What can you do design a database to be “performance friendly” to reports? In an ideal world you would like to have a perfectly normalized database, but it isn’t an ideal world. To support reports you often need to consider the following changes to your database design:
-
Take advantage of database features. Each database implements joins, indices, SQL Select statement execution, and access paths in slightly different ways. All of these things influence the performance of your queries and thus your reports. This sort of basic knowledge is taught in database certification courses and I highly recommend that all Agile DBAs become certified on the database technologies that they work with. The disadvantage is that this approach helps to lock you into your database vendor because you come to rely on the unique features that they provide.
-
Introduce aggregate tables. An aggregate table stores denormalized copies of data. For example, a CustomerOrders aggregate table would store summary totals of the orders for customers. There would be one row for each customer which records the number of orders placed, the number of shipments made, the grand total of the orders for that customer, and so on. The primary disadvantage is that you need to maintain the aggregate table.
-
Remove unnecessary data. The smaller the amount of data to process, the faster your queries will run. By removing unnecessary data, either by archiving it or simply deleting it, you can improve the performance of your reports. The disadvantages are that you need to develop an archiving/deletion strategy and in the case of archiving you also need to develop a date recovery process to support retrieval of archived data.
-
Caching. Caches, either of data or of objects, can dramatically improve your system performance by replacing relatively slow disk accesses with memory accesses. The disadvantages are the increased complexity and the increased chances of cross schema referential integrity problems introduced by caches.
-
Partition a table. The goal is to take a large table, which results in poor performance, and reorganize it into several smaller tables.

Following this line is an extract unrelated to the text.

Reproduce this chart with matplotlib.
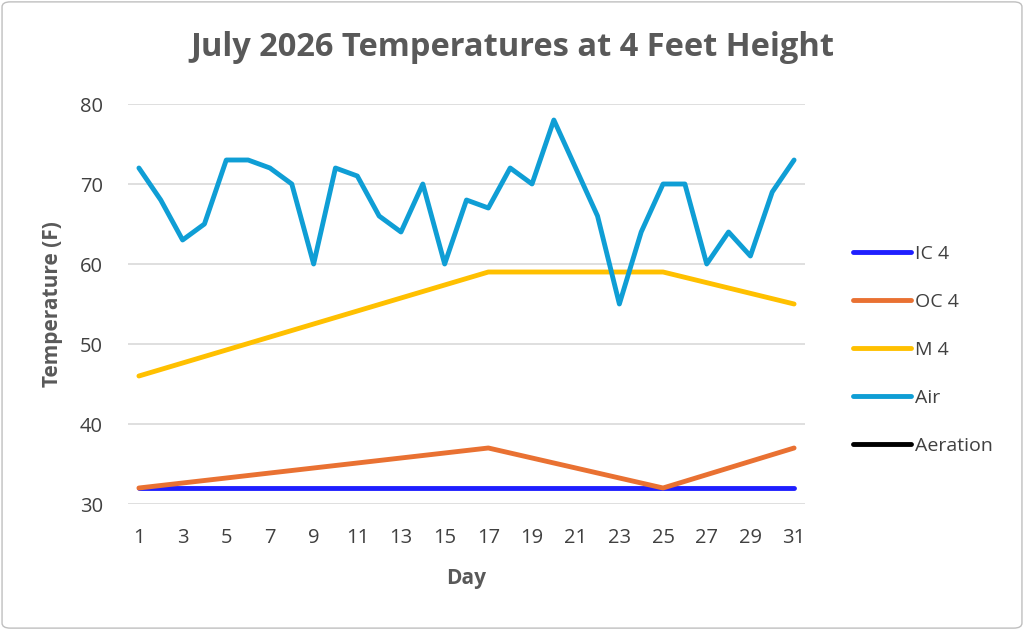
import numpy as np
import matplotlib
matplotlib.use("Agg")
import matplotlib.pyplot as plt
from matplotlib.patches import FancyBboxPatch

plt.rcParams['font.family'] = ['Open Sans', 'DejaVu Sans']

days = list(range(1, 32))
air = [72, 68, 63, 65, 73, 73, 72, 70, 60, 72, 71, 66, 64, 70, 60, 68,
       67, 72, 70, 78, 72, 66, 55, 64, 70, 70, 60, 64, 61, 69, 73]
# Sparse readings (other days blank; chart connects across blanks)
ic4_days = [1, 17, 25, 31]
ic4 = [32, 32, 32, 32]
oc4_days = [1, 17, 25, 31]
oc4 = [32, 37, 32, 37]
m4_days = [1, 17, 25, 31]
m4 = [46, 59, 59, 55]
aeration_days = []
aeration = []

series = [
    ("IC 4", ic4_days, ic4, "#1F1FFF"),
    ("OC 4", oc4_days, oc4, "#E97132"),
    ("M 4", m4_days, m4, "#FFC000"),
    ("Air", days, air, "#0F9ED5"),
    ("Aeration", aeration_days, aeration, "#000000"),
]

fig = plt.figure(figsize=(10.24, 6.3), dpi=100)
ax = fig.add_axes([128/1024, 1 - 504/630, (805-128)/1024, (504-104)/630])

for name, xs, ys, col in series:
    ax.plot(xs, ys, color=col, lw=3.5, label=name, solid_capstyle='round',
            solid_joinstyle='round')

ax.set_xlim(0.5, 31.5)
ax.set_ylim(30, 80)
ax.set_xticks(range(1, 32, 2))
ax.set_yticks(range(30, 81, 10))
ax.grid(axis='y', color='#D9D9D9', lw=1.2)
ax.set_axisbelow(True)
for s in ax.spines.values():
    s.set_visible(False)
ax.tick_params(length=0, labelsize=14.5, colors='#404040')
ax.tick_params(axis='x', pad=17)
ax.tick_params(axis='y', pad=18)

ax.set_xlabel("Day", fontsize=15, fontweight='bold', color='#595959', labelpad=15)
ax.set_ylabel("Temperature (F)", fontsize=15, fontweight='bold', color='#595959', labelpad=12)

fig.text(0.5, 1 - 47/630, "July 2026 Temperatures at 4 Feet Height", ha='center', va='center',
         fontsize=23.5, fontweight='bold', color='#595959')

leg = ax.legend(loc='center left', bbox_to_anchor=(1.045, 0.385), frameon=False,
                fontsize=14, handlelength=3.0, handletextpad=0.2, labelspacing=1.55)
for t in leg.get_texts():
    t.set_color('#404040')

border = FancyBboxPatch((0.002, 0.003), 0.996, 0.994, boxstyle="round,pad=0,rounding_size=0.008",
                        transform=fig.transFigure, fill=False, edgecolor='#BFBFBF', lw=1)
fig.patches.append(border)

fig.savefig("out.png", dpi=100)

Tables can be partitioned vertically by storing different columns in each table as well as horizontally by storing collections of rows in different tables. Combinations are also possible. The primary disadvantages are that partitioning will complicate your mapping efforts (Chapter 11) and queries can become more complex because you need to work with several tables to support a single concept.
-
Disallow real-time reports. Many organizations choose to only support batch reporting against databases to ensure that report queries do not interfere with operational applications, to ensure consistent performance levels within data marts and data warehouses, and to reserve update windows for those databases.
-
Introduce indices. If a report needs to obtain data in a different order in which it is stored a common way to support this is to introduce an index that access the data in the required order. The disadvantage is that this slows down run-time performance due to the need to update the additional index.